Alors qu’ils vivent suspendus à la décision du tribunal de commerce de Rouen concernant l’avenir des boulangeries Luval, des salariés et anciens salariés dénoncent des conditions de travail compliquées et un nombre important d’arrêts maladie.
Que vont devenir les 12 boulangeries Luval de Rouen et du Havre ? Quatre d’entre elles ont déjà fermé, dont celle de la rue du Gros Horloge à Rouen (Seine-Maritime). Les salariés auraient appris leur licenciement quelques jours seulement avant la fermeture définitive de la boutique de cette rue emblématique de Rouen.
Pour les autres boulangeries, il faudra attendre le 29 février 2024 pour connaître la décision du tribunal de commerce. Celui-ci a examiné le 13 février l'offre de reprise, et rendra son délibéré à la fin du mois.

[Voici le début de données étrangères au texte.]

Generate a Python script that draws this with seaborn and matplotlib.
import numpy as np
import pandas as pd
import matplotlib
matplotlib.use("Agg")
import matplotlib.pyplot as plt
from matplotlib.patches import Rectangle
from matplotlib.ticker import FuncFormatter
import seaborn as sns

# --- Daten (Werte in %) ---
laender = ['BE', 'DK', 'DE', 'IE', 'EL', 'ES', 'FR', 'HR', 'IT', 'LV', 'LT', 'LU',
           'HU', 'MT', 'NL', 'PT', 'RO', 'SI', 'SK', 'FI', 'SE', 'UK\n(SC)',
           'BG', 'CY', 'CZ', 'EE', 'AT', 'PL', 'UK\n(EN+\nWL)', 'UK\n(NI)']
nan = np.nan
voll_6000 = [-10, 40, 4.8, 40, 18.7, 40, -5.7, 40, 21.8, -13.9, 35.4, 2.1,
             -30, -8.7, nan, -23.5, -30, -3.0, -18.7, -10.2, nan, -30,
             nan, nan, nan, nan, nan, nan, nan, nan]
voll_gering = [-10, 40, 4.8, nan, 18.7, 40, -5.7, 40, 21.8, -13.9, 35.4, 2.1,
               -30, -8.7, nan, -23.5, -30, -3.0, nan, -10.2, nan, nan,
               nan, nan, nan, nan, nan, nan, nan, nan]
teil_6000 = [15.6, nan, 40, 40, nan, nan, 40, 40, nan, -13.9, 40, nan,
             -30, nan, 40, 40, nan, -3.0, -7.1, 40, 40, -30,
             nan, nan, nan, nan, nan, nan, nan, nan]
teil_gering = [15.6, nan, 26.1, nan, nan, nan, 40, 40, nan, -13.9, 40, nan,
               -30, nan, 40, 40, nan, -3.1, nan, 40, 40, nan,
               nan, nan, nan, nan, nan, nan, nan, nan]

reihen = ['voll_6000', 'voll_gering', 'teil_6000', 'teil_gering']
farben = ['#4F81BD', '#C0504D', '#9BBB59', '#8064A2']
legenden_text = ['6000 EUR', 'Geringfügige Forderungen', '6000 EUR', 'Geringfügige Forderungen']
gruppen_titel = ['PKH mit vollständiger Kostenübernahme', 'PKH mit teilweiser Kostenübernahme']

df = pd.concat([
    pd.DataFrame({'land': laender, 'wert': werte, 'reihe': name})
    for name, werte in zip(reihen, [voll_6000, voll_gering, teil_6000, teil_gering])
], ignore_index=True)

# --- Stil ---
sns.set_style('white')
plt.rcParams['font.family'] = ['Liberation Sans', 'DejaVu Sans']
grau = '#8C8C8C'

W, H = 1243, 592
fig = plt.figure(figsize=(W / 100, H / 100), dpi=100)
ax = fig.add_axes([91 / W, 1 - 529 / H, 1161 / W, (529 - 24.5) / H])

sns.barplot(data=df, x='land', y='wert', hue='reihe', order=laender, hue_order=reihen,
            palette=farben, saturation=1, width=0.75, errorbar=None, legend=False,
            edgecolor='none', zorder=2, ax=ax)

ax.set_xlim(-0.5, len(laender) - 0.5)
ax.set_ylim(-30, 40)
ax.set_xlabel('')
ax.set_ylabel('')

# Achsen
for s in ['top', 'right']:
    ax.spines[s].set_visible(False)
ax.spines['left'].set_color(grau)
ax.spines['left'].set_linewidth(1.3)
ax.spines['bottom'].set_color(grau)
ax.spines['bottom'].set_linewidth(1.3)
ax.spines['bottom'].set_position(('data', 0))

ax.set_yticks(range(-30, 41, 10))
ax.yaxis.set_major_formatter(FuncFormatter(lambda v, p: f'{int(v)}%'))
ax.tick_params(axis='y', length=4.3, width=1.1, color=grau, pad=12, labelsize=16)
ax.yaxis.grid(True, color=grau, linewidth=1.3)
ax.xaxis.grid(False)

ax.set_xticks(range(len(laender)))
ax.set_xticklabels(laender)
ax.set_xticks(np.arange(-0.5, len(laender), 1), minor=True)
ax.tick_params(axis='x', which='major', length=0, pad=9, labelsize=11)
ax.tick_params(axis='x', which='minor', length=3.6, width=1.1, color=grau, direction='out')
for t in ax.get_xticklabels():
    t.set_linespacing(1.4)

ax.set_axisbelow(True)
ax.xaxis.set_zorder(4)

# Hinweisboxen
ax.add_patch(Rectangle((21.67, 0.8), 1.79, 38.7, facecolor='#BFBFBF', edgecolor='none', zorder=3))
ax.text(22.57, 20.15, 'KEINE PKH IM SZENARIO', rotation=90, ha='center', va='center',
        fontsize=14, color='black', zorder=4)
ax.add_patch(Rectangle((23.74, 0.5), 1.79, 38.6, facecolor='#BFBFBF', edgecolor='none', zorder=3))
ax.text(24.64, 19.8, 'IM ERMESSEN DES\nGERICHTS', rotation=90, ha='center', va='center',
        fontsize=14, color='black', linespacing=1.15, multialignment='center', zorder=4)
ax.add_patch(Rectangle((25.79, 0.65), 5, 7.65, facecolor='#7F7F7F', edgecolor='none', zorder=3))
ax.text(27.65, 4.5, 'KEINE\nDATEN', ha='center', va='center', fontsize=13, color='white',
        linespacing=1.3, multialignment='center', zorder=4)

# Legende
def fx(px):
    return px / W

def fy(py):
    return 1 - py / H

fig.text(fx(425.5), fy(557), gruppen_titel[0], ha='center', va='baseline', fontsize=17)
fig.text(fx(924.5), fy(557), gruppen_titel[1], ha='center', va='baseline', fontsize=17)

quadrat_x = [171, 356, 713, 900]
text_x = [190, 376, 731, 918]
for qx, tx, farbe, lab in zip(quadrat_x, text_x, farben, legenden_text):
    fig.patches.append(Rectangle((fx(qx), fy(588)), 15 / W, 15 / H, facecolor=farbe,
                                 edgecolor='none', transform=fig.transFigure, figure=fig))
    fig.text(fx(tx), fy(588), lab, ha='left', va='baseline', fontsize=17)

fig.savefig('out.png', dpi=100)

Des mauvaises conditions de travail dénoncées
En attendant ces changements, l’ambiance est lourde chez Luval. Les salariés ont interdiction de parler aux journalistes qui veulent les faire réagir sur la situation qu’ils traversent. Nous avons pu toutefois nous entretenir avec l’un d’entre eux.

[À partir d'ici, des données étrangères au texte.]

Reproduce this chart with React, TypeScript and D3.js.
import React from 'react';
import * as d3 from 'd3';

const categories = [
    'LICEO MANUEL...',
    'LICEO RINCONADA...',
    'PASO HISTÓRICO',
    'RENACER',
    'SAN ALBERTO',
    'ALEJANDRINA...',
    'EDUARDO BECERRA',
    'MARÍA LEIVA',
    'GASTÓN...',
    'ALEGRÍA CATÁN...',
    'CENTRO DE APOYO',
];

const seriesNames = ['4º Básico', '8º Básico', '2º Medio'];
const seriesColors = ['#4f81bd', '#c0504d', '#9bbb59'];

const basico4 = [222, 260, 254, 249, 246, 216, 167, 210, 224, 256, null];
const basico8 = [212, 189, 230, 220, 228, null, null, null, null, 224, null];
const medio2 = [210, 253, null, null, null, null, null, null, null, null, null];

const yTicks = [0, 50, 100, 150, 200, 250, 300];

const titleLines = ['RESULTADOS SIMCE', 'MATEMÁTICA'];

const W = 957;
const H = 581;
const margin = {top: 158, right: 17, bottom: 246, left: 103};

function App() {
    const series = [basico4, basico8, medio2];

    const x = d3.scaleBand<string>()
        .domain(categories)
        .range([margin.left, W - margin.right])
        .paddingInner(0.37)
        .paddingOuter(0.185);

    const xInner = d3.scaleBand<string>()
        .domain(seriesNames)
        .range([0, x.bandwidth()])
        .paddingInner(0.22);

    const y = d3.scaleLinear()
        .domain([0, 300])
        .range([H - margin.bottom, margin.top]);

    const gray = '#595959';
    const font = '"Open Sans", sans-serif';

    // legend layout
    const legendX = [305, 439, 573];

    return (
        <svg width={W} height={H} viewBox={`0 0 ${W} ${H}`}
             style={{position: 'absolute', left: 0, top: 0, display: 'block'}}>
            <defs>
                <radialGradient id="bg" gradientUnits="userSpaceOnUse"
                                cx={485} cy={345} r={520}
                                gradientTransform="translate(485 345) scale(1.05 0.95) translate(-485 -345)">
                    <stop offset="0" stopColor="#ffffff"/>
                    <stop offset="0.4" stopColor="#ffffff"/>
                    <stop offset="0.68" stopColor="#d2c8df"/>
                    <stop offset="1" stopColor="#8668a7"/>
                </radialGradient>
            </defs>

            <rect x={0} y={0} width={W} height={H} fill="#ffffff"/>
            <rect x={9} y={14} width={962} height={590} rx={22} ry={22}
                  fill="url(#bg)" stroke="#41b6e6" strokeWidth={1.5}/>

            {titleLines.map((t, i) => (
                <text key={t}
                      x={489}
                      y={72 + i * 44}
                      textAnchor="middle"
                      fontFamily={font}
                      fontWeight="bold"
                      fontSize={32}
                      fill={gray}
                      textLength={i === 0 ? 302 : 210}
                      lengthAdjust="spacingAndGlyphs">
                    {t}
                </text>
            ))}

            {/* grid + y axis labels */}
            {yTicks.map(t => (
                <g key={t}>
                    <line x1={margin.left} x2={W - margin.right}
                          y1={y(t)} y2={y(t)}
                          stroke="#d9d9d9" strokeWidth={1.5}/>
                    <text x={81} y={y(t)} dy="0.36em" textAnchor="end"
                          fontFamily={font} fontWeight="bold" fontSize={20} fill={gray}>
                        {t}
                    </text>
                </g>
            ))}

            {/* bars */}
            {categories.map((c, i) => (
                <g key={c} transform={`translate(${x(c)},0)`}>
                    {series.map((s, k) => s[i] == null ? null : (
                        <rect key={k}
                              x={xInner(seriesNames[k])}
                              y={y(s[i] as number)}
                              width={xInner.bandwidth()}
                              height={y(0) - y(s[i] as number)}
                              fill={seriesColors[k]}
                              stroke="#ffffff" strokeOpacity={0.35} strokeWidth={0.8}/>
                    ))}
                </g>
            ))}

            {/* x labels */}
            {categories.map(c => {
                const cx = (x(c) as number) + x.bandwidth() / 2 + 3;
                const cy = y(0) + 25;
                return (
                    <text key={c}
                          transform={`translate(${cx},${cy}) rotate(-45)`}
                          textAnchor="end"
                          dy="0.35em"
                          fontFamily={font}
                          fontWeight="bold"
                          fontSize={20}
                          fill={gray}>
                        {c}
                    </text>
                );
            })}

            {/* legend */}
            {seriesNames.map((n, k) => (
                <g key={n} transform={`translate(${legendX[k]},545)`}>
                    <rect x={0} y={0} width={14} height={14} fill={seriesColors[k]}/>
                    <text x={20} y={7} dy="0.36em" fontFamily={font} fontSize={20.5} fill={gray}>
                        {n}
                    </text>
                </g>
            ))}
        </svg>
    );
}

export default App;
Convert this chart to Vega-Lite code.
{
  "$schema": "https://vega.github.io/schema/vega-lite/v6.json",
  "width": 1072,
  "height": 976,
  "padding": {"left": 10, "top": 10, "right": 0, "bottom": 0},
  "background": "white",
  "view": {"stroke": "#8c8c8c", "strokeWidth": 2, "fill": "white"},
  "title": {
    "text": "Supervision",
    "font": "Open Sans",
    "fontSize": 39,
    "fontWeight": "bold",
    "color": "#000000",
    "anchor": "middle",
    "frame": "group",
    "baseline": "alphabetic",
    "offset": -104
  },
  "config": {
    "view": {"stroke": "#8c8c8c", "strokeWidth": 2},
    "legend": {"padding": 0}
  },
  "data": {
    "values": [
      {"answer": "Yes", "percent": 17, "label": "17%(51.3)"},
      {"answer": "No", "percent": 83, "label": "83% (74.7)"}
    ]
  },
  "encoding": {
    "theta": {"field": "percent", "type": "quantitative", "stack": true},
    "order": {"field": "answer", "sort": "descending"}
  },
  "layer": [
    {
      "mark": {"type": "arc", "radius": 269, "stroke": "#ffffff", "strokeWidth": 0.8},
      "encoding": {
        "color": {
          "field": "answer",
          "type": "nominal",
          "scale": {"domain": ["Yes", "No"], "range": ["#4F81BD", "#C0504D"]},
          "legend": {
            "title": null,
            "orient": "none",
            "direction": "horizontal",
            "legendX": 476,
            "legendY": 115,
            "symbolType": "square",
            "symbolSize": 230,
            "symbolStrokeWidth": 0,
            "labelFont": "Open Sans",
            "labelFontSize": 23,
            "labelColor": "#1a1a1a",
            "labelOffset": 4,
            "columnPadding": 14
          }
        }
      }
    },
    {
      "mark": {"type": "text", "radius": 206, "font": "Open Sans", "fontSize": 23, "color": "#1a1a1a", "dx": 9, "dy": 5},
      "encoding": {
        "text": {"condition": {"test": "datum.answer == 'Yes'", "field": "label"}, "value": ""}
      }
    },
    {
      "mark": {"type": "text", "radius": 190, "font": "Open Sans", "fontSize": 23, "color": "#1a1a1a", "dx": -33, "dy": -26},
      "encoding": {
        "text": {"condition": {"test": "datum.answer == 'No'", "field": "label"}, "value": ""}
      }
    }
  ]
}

Conditions de travail, burn-out et arrêts maladie, il revient sur son expérience dans cette jeune société qui aura tenu à peine deux ans.
Ce salarié nous raconte que beaucoup de boutiques travaillent en sous-effectif et que les employés sont contraints de changer de boutiques pour pallier le manque de personnel.
Il nous explique que le turn-over est important car plusieurs salariés ont abandonné leurs postes par manque de considération et de reconnaissance de leur implication.
On a vu des responsables qui ne restent pas longtemps en poste car ils sont en burn-out.
Un salarié de Luval
Selon lui, les heures supplémentaires ne sont pas payées : "On a tous des gros quotas d’heures supplémentaires". Payé au SMIC, "le seul avantage ce sont les 30% sur les produits mais si nous avons le malheur de se servir dans les produits qui sont en perte en fin de journée on se fait convoquer".
Les employés Luval déplorent un manque de communication officielle : "On est juste informés par des bruits de couloir. Nos collègues de la rue du Gros Horloge n’ont eu aucune réunion d’information ni de courrier recommandé pour les prévenir de leur licenciement".
Des apprentis livrés à eux-mêmes
Quant aux apprentis, "le travail qu’on leur demandait à Luval n’était pas du tout représentatif de la formation promise au CFA Luval. Souvent les apprentis faisaient le ménage, ils n’avaient pas droit de toucher à la caisse. Ils n’apprenaient pas du tout le métier ni le service client", confie le salarié.
Bien souvent, il n’y avait pas de professeurs pour assurer les cours et selon lui, les apprentis travaillaient autant que les salariés.
"Même si on est racheté, on est beaucoup à espérer une proposition de licenciement car nous sommes nombreux à vouloir partir", assure l’employé.
"J'ai tenu six mois avant un arrêt pour harcèlement"
Un récit d’expérience qui corrobore ceux publiés sur Instagram. Rouen le Mag avait appelé à la solidarité avec l’enseigne Luval en incitant les Rouennais à consommer chez eux.
Suite à cette publication de nombreux commentaires en défaveur des magasins avaient été publiés. Depuis le post n’est plus ouvert aux commentaires.
"Ma fille a travaillé pour eux et ça a été une très mauvaise expérience", indique une internaute. "Les conditions de travail sont infectes. Aucune empathie, même après un décès, le patron ne s'empêchera pas de vous hurler dessus jusqu'à vous faire pleurer devant les clients", écrit une ancienne salariée.
"J'ai tenu six mois avant de me mettre en arrêt pour harcèlement et éviter une dépression", souligne un ancien apprenti sur Instagram.
Le Rollon : même destinée que Luval
"Tous les collègues du Rollon ont sauté en même temps que le Luval du Gros". Le restaurant Le Rollon situé à l’angle des rues du Gros-Horloge et du Bec à Rouen appartient au même propriétaire que Luval en association avec le gérant de la brasserie Ragnar.
Le même jour que Luval, la société Fusion 4 (filiale du groupe Luval, dont dépend le restaurant) a été placée en liquidation judiciaire. Les salariés du restaurant ont déjà subi du chômage partiel et parlent eux aussi d’une mauvaise ambiance et d’un manque de personnel.
Nous avons tenté de joindre à plusieurs reprises Fabrice Antoncic, président des Vitrines de Rouen et patron de Luval, mais il n'a pas donné suite à notre demande d'interview.